- Born: 1980 (age 45–46) Kapurthala, Punjab, India
- Education: Satyajit Ray Film and Television Institute
- Occupations: Director, writer
- Years active: 2005–present
- Spouse: Sneha Khanwalkar ​(m. 2019)​
- Parent(s): Lalit Behl Navnindra Behl

= Kanu Behl =

Indian film director and screenwriter

Kanu Behl (born 1980) is an Indian film director and screenwriter. He is known for his work in Hindi cinema.

He assisted director Dibaker Banerjee on the cult hit Oye Lucky! Lucky Oye! and co-wrote LSD: Love Sex aur Dhokha.

His directorial debut, Titli, appeared at several international film festivals, including Melbourne, Rio de Janeiro, Zurich, Filmfest Hamburg, and BFI London. The script of Titli was selected by NFDC for the Screenwriters' Lab 2012, later winning the Post Production Award at Film Bazaar's Work-In-Progress Lab.

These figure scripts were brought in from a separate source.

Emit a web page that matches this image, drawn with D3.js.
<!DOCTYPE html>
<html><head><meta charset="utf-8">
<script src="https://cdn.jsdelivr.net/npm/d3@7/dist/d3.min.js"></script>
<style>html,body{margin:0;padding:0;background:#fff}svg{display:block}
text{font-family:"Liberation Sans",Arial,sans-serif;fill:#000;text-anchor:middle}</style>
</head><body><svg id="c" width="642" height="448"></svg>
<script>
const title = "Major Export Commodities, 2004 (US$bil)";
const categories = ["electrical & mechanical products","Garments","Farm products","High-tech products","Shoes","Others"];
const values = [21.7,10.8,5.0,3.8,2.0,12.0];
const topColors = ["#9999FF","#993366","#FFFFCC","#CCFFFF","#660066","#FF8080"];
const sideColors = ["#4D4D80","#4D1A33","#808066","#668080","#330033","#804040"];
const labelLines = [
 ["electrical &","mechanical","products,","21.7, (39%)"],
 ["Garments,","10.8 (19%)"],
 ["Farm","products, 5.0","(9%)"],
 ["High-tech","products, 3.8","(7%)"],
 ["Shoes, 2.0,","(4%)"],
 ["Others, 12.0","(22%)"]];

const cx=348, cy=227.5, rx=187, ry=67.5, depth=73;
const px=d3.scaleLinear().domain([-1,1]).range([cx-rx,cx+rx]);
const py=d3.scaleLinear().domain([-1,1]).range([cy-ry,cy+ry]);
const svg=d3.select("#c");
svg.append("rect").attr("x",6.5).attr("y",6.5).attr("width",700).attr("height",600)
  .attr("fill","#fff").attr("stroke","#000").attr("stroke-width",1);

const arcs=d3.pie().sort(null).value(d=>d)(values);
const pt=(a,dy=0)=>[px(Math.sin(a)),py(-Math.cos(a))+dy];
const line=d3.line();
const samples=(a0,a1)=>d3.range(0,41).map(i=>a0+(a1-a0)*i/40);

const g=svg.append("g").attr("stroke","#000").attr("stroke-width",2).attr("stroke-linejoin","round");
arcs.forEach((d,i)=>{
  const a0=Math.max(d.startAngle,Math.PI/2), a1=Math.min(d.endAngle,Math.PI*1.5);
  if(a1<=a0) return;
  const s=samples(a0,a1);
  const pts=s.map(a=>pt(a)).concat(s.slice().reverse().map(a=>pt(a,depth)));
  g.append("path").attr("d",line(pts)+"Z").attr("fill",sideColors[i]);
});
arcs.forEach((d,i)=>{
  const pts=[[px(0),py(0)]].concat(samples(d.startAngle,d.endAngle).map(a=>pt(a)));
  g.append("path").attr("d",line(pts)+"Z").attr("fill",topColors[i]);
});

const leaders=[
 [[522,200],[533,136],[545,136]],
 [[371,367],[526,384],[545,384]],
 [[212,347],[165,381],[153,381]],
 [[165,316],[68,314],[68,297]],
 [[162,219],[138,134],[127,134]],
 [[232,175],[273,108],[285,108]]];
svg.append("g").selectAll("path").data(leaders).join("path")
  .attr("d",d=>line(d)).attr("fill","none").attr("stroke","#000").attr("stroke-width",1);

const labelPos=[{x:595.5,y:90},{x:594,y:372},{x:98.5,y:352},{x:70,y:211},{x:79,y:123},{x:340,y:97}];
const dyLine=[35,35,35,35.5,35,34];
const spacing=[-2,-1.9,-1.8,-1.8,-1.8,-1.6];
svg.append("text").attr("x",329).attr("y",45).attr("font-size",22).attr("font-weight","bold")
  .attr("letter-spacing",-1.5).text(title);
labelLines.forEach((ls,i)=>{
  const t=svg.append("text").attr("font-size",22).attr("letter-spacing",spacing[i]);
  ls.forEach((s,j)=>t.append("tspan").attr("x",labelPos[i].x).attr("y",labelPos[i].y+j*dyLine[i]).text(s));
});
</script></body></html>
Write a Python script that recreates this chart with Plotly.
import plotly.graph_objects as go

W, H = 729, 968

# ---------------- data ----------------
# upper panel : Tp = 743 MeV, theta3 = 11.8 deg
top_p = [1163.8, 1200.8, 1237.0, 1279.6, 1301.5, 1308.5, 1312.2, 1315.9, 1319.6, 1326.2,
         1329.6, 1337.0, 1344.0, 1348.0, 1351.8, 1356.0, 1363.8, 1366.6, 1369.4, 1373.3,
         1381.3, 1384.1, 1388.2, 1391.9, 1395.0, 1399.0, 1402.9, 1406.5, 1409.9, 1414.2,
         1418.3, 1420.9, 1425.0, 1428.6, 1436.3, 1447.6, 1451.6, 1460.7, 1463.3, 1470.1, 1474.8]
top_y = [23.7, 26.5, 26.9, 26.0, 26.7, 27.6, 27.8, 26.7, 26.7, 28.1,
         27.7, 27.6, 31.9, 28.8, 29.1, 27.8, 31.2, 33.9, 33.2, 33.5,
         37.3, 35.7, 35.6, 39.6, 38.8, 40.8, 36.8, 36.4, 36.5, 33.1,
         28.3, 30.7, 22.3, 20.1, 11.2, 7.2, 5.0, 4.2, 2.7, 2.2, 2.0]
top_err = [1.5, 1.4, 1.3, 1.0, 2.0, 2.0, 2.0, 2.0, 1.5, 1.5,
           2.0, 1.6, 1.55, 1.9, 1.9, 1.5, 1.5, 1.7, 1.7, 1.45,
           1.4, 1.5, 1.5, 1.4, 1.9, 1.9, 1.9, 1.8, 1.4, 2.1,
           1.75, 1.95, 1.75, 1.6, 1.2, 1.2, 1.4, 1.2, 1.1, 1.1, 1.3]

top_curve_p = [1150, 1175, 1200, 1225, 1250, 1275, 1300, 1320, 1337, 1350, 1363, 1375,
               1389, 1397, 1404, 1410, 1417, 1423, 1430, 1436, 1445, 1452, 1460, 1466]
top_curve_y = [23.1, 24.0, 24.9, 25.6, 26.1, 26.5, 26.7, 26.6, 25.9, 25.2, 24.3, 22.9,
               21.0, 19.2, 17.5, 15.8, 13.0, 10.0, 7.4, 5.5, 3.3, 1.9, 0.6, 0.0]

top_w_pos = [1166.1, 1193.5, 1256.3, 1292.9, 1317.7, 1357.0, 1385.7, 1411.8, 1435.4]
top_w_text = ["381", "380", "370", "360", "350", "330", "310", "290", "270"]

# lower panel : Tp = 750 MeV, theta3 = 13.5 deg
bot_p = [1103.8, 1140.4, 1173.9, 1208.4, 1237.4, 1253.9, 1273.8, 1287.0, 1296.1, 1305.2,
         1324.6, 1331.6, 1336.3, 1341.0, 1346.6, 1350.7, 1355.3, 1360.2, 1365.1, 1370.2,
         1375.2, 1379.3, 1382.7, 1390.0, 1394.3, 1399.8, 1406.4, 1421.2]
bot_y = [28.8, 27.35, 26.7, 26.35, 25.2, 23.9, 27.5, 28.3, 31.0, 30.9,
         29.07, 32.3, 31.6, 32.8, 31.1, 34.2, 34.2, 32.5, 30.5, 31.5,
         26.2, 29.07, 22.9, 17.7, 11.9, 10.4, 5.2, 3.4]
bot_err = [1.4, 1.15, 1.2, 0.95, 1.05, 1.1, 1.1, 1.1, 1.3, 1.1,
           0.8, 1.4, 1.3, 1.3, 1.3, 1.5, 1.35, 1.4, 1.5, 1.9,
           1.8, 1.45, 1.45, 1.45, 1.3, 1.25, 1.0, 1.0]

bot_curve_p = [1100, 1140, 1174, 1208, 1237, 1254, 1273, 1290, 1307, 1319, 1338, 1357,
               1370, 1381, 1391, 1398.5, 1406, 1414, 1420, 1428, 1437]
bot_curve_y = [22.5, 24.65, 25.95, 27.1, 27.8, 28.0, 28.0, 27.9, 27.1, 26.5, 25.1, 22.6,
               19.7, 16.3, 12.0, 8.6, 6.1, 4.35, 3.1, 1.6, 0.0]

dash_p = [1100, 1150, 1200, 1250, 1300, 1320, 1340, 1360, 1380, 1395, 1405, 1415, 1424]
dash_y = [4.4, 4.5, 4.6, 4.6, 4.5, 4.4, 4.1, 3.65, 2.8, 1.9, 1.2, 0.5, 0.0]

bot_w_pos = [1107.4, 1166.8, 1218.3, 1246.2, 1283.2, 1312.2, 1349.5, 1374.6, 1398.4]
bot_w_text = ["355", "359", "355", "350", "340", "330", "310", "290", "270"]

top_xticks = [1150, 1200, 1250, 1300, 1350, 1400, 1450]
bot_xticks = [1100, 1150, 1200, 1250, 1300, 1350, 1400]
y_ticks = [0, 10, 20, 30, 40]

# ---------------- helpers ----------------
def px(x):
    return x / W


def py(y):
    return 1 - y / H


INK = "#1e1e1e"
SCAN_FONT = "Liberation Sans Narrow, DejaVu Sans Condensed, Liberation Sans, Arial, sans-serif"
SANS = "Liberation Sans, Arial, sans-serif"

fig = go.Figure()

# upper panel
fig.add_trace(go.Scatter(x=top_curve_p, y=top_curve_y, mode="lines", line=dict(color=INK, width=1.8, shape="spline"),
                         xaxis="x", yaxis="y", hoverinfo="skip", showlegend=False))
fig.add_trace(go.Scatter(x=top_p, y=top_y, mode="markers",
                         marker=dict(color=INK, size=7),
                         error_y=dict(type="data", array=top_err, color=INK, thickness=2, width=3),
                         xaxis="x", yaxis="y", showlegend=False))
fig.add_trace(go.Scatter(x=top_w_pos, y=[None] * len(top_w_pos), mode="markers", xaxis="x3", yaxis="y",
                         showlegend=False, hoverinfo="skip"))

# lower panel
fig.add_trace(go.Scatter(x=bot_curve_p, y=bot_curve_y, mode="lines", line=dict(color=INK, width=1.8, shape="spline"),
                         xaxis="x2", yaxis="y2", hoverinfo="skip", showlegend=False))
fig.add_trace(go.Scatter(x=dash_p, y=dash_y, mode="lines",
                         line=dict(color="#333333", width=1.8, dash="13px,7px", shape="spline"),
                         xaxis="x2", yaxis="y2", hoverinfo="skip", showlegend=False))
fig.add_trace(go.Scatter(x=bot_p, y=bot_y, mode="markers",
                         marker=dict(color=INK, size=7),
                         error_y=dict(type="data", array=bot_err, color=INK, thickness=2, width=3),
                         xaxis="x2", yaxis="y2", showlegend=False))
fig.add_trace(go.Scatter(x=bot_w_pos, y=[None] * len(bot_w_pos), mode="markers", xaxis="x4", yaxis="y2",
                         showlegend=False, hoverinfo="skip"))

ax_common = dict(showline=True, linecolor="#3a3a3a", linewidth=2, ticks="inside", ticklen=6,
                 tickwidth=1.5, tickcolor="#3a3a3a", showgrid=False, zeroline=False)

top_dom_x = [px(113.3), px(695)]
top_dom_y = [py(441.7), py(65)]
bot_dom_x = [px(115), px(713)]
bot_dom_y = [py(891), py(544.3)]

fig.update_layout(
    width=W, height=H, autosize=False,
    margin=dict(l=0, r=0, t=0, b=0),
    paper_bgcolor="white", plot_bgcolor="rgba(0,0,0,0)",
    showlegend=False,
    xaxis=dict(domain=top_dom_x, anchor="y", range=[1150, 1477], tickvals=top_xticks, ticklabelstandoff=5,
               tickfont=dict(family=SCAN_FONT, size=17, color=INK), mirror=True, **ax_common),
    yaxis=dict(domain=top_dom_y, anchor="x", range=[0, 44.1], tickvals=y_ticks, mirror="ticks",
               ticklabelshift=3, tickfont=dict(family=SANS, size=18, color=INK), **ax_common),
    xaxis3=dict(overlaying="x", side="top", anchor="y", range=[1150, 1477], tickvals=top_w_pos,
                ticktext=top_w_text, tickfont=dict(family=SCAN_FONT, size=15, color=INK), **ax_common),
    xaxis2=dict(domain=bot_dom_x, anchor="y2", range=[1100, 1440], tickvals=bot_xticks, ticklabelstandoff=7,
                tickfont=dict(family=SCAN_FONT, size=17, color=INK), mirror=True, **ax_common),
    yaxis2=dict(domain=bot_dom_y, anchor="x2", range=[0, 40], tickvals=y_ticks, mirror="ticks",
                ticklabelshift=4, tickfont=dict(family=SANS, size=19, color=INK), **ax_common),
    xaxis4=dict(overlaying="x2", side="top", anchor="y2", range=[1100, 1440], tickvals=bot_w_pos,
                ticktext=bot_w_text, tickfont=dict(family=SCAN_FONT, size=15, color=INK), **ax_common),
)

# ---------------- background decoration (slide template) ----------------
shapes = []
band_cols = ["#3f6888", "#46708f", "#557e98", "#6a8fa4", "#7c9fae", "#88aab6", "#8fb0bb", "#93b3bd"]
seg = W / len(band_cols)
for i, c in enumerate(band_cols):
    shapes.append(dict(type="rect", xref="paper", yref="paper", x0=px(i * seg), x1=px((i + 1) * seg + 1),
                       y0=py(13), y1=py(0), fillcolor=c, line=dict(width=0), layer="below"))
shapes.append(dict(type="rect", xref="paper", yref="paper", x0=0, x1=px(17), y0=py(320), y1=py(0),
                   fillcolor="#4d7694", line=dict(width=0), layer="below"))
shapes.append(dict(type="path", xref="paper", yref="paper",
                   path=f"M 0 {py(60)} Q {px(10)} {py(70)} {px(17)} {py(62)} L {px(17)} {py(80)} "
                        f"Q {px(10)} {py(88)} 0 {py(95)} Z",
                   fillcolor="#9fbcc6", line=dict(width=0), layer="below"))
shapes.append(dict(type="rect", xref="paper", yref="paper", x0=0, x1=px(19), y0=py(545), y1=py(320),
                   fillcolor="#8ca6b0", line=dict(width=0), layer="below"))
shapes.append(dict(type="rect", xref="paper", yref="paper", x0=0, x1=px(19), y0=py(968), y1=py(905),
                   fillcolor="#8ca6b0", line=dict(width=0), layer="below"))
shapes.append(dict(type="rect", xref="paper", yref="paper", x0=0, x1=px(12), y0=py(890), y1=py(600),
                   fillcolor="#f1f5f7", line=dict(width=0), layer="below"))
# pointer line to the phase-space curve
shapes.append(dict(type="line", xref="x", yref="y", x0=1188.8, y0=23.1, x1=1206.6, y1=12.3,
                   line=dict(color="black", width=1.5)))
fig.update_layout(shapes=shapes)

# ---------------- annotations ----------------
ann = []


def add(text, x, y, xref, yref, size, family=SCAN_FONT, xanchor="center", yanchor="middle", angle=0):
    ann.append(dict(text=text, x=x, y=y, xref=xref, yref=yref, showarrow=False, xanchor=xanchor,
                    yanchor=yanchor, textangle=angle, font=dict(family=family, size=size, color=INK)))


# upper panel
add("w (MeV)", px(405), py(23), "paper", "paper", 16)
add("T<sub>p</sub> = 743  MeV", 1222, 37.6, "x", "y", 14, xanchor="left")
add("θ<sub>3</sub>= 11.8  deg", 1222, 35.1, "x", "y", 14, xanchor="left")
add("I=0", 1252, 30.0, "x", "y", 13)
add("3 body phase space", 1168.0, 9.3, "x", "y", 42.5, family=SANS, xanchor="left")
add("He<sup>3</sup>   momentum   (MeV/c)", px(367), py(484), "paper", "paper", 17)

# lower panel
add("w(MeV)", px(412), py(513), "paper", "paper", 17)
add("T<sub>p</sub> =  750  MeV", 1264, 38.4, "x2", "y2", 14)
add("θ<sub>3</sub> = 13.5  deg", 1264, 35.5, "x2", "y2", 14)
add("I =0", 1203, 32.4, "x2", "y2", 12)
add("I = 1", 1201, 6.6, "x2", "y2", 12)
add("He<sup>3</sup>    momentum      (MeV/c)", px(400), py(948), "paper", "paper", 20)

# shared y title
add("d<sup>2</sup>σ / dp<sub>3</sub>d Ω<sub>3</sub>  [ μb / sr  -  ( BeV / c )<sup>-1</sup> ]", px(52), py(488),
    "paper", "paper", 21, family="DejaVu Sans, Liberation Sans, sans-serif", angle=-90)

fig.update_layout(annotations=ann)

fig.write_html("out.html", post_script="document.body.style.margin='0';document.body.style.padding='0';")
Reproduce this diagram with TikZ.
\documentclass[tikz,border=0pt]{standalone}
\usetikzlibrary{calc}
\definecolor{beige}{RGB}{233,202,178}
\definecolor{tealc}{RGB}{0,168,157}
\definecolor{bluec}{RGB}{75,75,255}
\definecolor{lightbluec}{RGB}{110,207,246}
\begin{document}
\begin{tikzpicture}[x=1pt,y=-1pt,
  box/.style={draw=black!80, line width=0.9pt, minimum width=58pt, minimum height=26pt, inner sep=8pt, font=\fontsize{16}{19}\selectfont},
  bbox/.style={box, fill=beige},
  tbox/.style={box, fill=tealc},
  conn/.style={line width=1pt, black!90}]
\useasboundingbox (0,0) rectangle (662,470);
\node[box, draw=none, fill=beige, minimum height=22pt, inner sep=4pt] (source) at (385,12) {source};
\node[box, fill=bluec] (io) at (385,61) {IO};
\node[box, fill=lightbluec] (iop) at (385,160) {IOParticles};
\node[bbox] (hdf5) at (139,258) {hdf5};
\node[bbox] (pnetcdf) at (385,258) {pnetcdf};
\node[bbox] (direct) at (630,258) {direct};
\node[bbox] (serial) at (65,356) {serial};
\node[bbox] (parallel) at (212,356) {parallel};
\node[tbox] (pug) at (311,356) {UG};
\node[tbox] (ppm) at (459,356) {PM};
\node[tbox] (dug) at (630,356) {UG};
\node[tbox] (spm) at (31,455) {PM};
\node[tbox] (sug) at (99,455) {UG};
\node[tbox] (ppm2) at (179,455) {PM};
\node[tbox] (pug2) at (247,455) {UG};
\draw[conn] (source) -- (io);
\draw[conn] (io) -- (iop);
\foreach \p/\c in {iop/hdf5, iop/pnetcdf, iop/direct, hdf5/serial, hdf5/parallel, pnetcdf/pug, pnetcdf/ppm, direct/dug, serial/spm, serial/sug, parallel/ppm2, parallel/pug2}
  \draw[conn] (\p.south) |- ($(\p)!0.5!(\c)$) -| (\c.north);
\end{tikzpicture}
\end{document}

Titli was nominated for Caméra d'Or at 2014 Cannes Film Festival.

==Early life and education==
Kanu Behl spent his early years in Patiala, Punjab before moving to Delhi in 1990. Both his parents, Navnindra Behl and Lalit Behl were writer-actor-directors and also directed telefilms for the state-run Doordarshan channel.

He studied at Apeejay School, Noida and sought a bachelor's degree in business from Shaheed Sukhdev College of Business Studies, Delhi University. In 2003, he joined the Satyajit Ray Film and Television Institute and pursued a PG Diploma in Cinema. While at the institute, he attended the Berlinale Talent Campus 2007 and made his documentary 'An Actor Prepares', about a struggling actor, who after seven years decides to give himself 15 days to make it in the film industry or return home. The documentary entered competitively at Cinéma du Réel 2007, a documentary film festival in France.

In January 2019, Behl married music composer Sneha Khanwalkar.

==Career==
After graduating from SRFTI, he produced and directed documentaries for the international channels NHK, Japan and ZDF/Arte. He worked with Dibakar Banerjee on the feature film Oye Lucky! Lucky Oye! as an Assistant director. In 2010, he co-wrote the critically acclaimed Love Sex aur Dhokha with Banerjee and was chief assistant director on the project.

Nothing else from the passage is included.